All of this has helped lead to a 3-8 record in extra innings. The Dodgers have actually hit well in extra innings -- .264/.338/.500 -- so the blame there falls primarily to the bullpen.
Last year, the Dodgers rated as a very good defensive team, with plus-47 defensive runs saved, fifth best in the majors. The three best defenders were Juan Uribe (plus-15 DRS), Mark Ellis (plus-12) and Adrian Gonzalez (plus-11). Utility infielder Nick Punto also rated at plus-10 DRS. Hanley Ramirez had played well, for him, at shortstop with plus-3 DRS. This year, however, Ellis and Punto departed as free agents, Uribe has missed time on the disabled list and Ramirez has regressed back to being a below-average shortstop with minus-10 DRS. Overall, the Dodgers are still at plus-1 DRS so they aren't a terrible defensive club, but they have struggled at shortstop and in center field (Matt Kemp was finally moved to left for good reason). Ramirez has played a little better of late; Baseball Info Solutions keeps track of defensive misplays and Ramirez is third among shortstops with 14, but has had just one in the past month. The Dodgers can at least hope he's cut down on the mistakes even if his range isn't great. As for center field, Andre Ethier and Scott Van Slyke are hardly the answers. It may be time to go with Joc Pederson.
3. The catchers
Dodgers catchers are hitting .179/.266/.271, the second-worst wOBA in the majors from the position. Last year, they ranked tied for 18th; not great, but at least the spot wasn't an offensive black hole. Projected starter A.J. Ellis has played just 15 games due to various injuries and he at least posted a .350 OBP when he did play. When he returns from his sprained ankle, the Dodgers should get a little more offense here.
4. No big bat behind Puig
Last year, Ramirez was the best hitter in the National League when he played, mashing to a .345/.402/.638 line in 86 games. He's hitting a respectable .257/.346/.465 with 10 home runs, but it's a reminder of how potent and valuable Ramirez was last year. Adrian Gonzalez had a monster April, but he's down to a .247 average and his .326 OBP is mediocre; he's no longer an elite hitter. Ethier's power has all but vanished and Kemp hasn't gotten on track. It's a good offense, but not a great one.

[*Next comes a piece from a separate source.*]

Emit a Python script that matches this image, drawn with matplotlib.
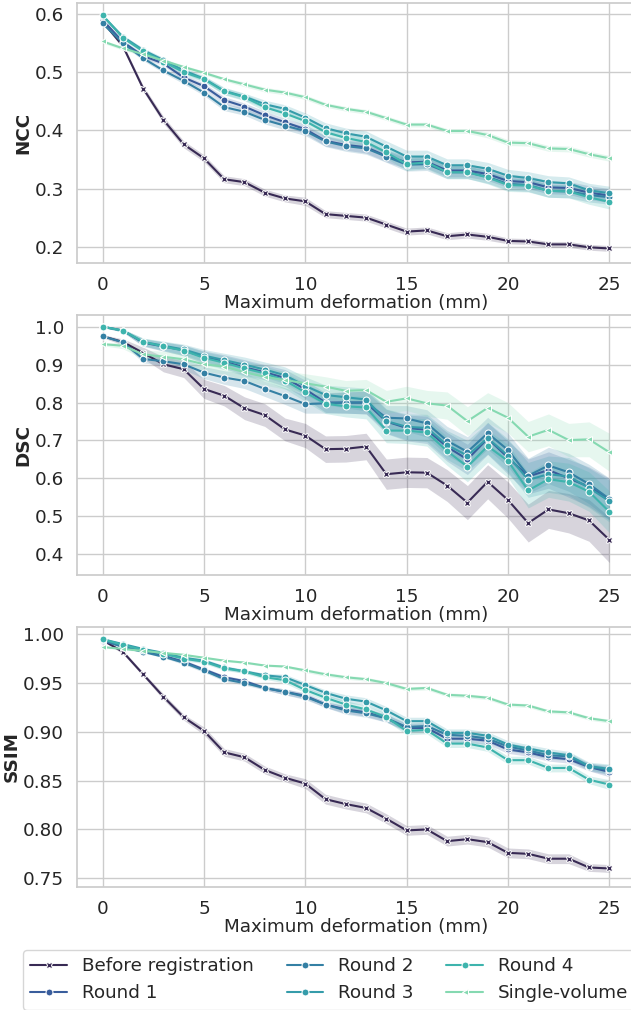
import matplotlib
matplotlib.use("Agg")
import matplotlib.pyplot as plt
import seaborn as sns
import numpy as np

sns.set_theme(style="whitegrid", context="notebook", font_scale=1.2)
plt.rcParams["font.family"] = ["DejaVu Sans"]
plt.rcParams["axes.labelsize"] = 13.2

x = list(range(26))
labels = ["Before registration", "Round 1", "Round 2", "Round 3", "Round 4", "Single-volume"]

# ---- NCC ----
ncc_before = [0.587,0.545,0.472,0.418,0.376,0.352,0.316,0.311,0.293,0.283,0.278,0.256,0.253,0.250,0.238,0.226,0.228,0.218,0.221,0.217,0.210,0.209,0.204,0.204,0.199,0.197]
ncc_r1 = [0.590,0.552,0.528,0.515,0.491,0.476,0.452,0.441,0.426,0.414,0.402,0.382,0.375,0.371,0.356,0.345,0.346,0.331,0.331,0.325,0.313,0.311,0.302,0.301,0.293,0.288]
ncc_r2 = [0.584,0.550,0.524,0.503,0.485,0.465,0.440,0.432,0.418,0.408,0.399,0.381,0.373,0.369,0.355,0.341,0.342,0.328,0.328,0.320,0.308,0.306,0.296,0.295,0.289,0.285]
ncc_r3 = [0.597,0.561,0.538,0.521,0.503,0.489,0.468,0.458,0.445,0.437,0.422,0.404,0.395,0.389,0.372,0.355,0.355,0.340,0.340,0.334,0.322,0.318,0.311,0.309,0.297,0.292]
ncc_r4 = [0.598,0.559,0.536,0.518,0.500,0.488,0.467,0.457,0.440,0.429,0.416,0.397,0.387,0.380,0.362,0.342,0.345,0.328,0.328,0.319,0.306,0.305,0.296,0.295,0.285,0.277]
ncc_single = [0.553,0.541,0.531,0.520,0.509,0.499,0.488,0.479,0.470,0.465,0.457,0.444,0.437,0.432,0.421,0.410,0.410,0.399,0.399,0.392,0.379,0.378,0.369,0.368,0.359,0.352]
ncc_band_before = [0.003,0.004,0.005,0.006,0.006,0.006,0.006,0.006,0.006,0.006,0.007,0.006,0.006,0.006,0.006,0.006,0.006,0.006,0.006,0.006,0.005,0.005,0.005,0.005,0.005,0.005]
ncc_band_rounds = [0.003,0.003,0.004,0.004,0.005,0.005,0.006,0.006,0.007,0.007,0.008,0.009,0.009,0.010,0.010,0.011,0.011,0.011,0.011,0.011,0.011,0.011,0.011,0.011,0.012,0.012]
ncc_band_single = [0.003,0.003,0.003,0.003,0.003,0.003,0.003,0.004,0.004,0.004,0.004,0.004,0.004,0.004,0.004,0.004,0.004,0.004,0.004,0.005,0.005,0.005,0.005,0.005,0.005,0.005]

# ---- DSC ----
dsc_before = [0.975,0.960,0.931,0.901,0.888,0.836,0.818,0.785,0.767,0.729,0.713,0.677,0.678,0.684,0.611,0.616,0.615,0.581,0.536,0.591,0.543,0.482,0.518,0.508,0.489,0.438]
dsc_r1 = [1.000,0.990,0.958,0.948,0.938,0.920,0.908,0.893,0.880,0.865,0.835,0.800,0.800,0.800,0.750,0.733,0.728,0.683,0.650,0.705,0.655,0.605,0.622,0.600,0.578,0.545]
dsc_r2 = [0.975,0.959,0.915,0.909,0.901,0.879,0.866,0.857,0.836,0.817,0.796,0.798,0.800,0.800,0.760,0.758,0.745,0.699,0.670,0.719,0.675,0.607,0.634,0.616,0.585,0.546]
dsc_r3 = [1.000,0.990,0.960,0.950,0.940,0.924,0.912,0.900,0.887,0.872,0.844,0.820,0.814,0.808,0.751,0.736,0.733,0.688,0.660,0.706,0.660,0.596,0.611,0.605,0.575,0.540]
dsc_r4 = [1.000,0.990,0.960,0.948,0.937,0.918,0.905,0.890,0.877,0.858,0.827,0.797,0.790,0.787,0.726,0.726,0.721,0.672,0.631,0.685,0.646,0.568,0.598,0.590,0.565,0.512]
dsc_single = [0.954,0.950,0.927,0.921,0.914,0.901,0.895,0.880,0.868,0.859,0.851,0.842,0.831,0.833,0.802,0.811,0.798,0.792,0.751,0.786,0.760,0.710,0.728,0.701,0.703,0.669]
dsc_band_before = [0.004,0.008,0.015,0.020,0.022,0.025,0.027,0.030,0.030,0.030,0.032,0.035,0.035,0.035,0.040,0.040,0.040,0.042,0.045,0.045,0.048,0.050,0.050,0.052,0.055,0.060]
dsc_band_rounds = [0.002,0.004,0.010,0.012,0.014,0.016,0.018,0.020,0.020,0.022,0.024,0.026,0.028,0.030,0.032,0.034,0.036,0.038,0.040,0.042,0.044,0.046,0.048,0.050,0.052,0.055]
dsc_band_single = [0.004,0.008,0.012,0.014,0.016,0.018,0.020,0.022,0.022,0.024,0.025,0.026,0.027,0.028,0.030,0.032,0.034,0.036,0.038,0.040,0.040,0.040,0.042,0.044,0.046,0.050]

# ---- SSIM ----
ssim_before = [0.994,0.982,0.959,0.936,0.915,0.901,0.879,0.874,0.861,0.853,0.847,0.831,0.826,0.822,0.811,0.799,0.800,0.788,0.790,0.787,0.776,0.775,0.770,0.770,0.761,0.760]
ssim_r1 = [0.993,0.988,0.983,0.978,0.972,0.964,0.956,0.952,0.945,0.941,0.937,0.928,0.923,0.920,0.914,0.904,0.904,0.893,0.893,0.891,0.882,0.879,0.874,0.872,0.864,0.859]
ssim_r2 = [0.994,0.987,0.982,0.977,0.971,0.963,0.954,0.950,0.945,0.941,0.936,0.928,0.922,0.919,0.914,0.905,0.906,0.897,0.896,0.893,0.885,0.881,0.876,0.875,0.864,0.861]
ssim_r3 = [0.995,0.990,0.985,0.981,0.976,0.973,0.966,0.962,0.958,0.956,0.948,0.940,0.934,0.931,0.922,0.911,0.911,0.899,0.899,0.896,0.887,0.883,0.879,0.876,0.865,0.862]
ssim_r4 = [0.995,0.989,0.984,0.980,0.975,0.972,0.965,0.962,0.956,0.953,0.943,0.935,0.928,0.923,0.915,0.901,0.902,0.888,0.888,0.884,0.871,0.871,0.863,0.863,0.851,0.846]
ssim_single = [0.987,0.985,0.983,0.981,0.979,0.976,0.973,0.971,0.968,0.967,0.963,0.959,0.956,0.954,0.950,0.944,0.945,0.938,0.937,0.935,0.928,0.927,0.921,0.920,0.914,0.911]
ssim_band_before = [0.001,0.002,0.002,0.003,0.003,0.004,0.004,0.004,0.004,0.004,0.005,0.005,0.005,0.005,0.005,0.005,0.005,0.005,0.005,0.005,0.005,0.005,0.005,0.005,0.004,0.004]
ssim_band_rounds = [0.001,0.001,0.001,0.001,0.002,0.002,0.002,0.002,0.002,0.003,0.003,0.003,0.004,0.004,0.004,0.004,0.004,0.004,0.004,0.004,0.004,0.004,0.004,0.004,0.004,0.005]
ssim_band_single = [0.001,0.001,0.001,0.001,0.001,0.001,0.001,0.001,0.001,0.001,0.002,0.002,0.002,0.002,0.002,0.002,0.002,0.002,0.002,0.002,0.002,0.002,0.002,0.002,0.002,0.002]

panels = [
    ("NCC", [ncc_before, ncc_r1, ncc_r2, ncc_r3, ncc_r4, ncc_single],
     [ncc_band_before] + [ncc_band_rounds] * 4 + [ncc_band_single],
     (0.172, 0.619), [0.2, 0.3, 0.4, 0.5, 0.6], "{:.1f}"),
    ("DSC", [dsc_before, dsc_r1, dsc_r2, dsc_r3, dsc_r4, dsc_single],
     [dsc_band_before] + [dsc_band_rounds] * 4 + [dsc_band_single],
     (0.345, 1.031), [0.4, 0.5, 0.6, 0.7, 0.8, 0.9, 1.0], "{:.1f}"),
    ("SSIM", [ssim_before, ssim_r1, ssim_r2, ssim_r3, ssim_r4, ssim_single],
     [ssim_band_before] + [ssim_band_rounds] * 4 + [ssim_band_single],
     (0.741, 1.0075), [0.75, 0.80, 0.85, 0.90, 0.95, 1.00], "{:.2f}"),
]

mako = sns.color_palette("mako", as_cmap=True)
colors = [mako(p) for p in (0.2, 0.4, 0.52, 0.62, 0.7, 0.85)]
markers = ["X", "o", "o", "o", "o", "<"]

fig = plt.figure(figsize=(6.31, 10.10), dpi=100)
ax_left = 77.3 / 631
ax_w = (634.6 - 77.3) / 631
tops = [3, 315, 627]
ax_h = 260 / 1010

handles = None
for (name, series, bands, ylim, yticks, fmt), top in zip(panels, tops):
    ax = fig.add_axes([ax_left, (1010 - top - 260) / 1010, ax_w, ax_h])
    hs = []
    for vals, band, c, m, lab in zip(series, bands, colors, markers, labels):
        v = np.array(vals)
        b = np.array(band)
        ax.fill_between(x, v - b, v + b, color=c, alpha=0.2, linewidth=0)
        h, = ax.plot(x, v, color=c, marker=m, markersize=5, markeredgecolor="w",
                     markeredgewidth=0.75, linewidth=1.5, label=lab)
        hs.append(h)
    if handles is None:
        handles = hs
    ax.set_xlim(-1.25, 26.25)
    ax.set_ylim(*ylim)
    ax.set_xticks([0, 5, 10, 15, 20, 25])
    ax.set_yticks(yticks)
    ax.set_yticklabels([fmt.format(t) for t in yticks])
    ax.set_xlabel("Maximum deformation (mm)", labelpad=0)
    ax.set_ylabel(name, fontweight="bold", labelpad=2)

fig.legend(handles, labels, loc="upper left", bbox_to_anchor=(23 / 631, 1 - 950 / 1010),
           ncol=3, frameon=True, borderaxespad=0, fontsize=13.2, columnspacing=1.8)

fig.savefig("out.png", dpi=100)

5. The Paul Maholm disaster
The Dodgers won just two of the seven games that Maholm started, most of those while filling in for Kershaw. He had a 5.50 ERA with more walks than strikeouts. Even as a fifth starter, he was terrible.
There's another side to this -- that the Dodgers just weren't as good as everybody expected, that considering the age and potential defensive liabilities of some players along with some players being good bets not to repeat their 2013 levels (Ramirez, Uribe, even Kershaw), they were an 85-win team all along, not a 95-win team.
Maybe. We have 100 games left to find out. But at this point, that 9.5-game lead for the Giants is going to be tough to overcome.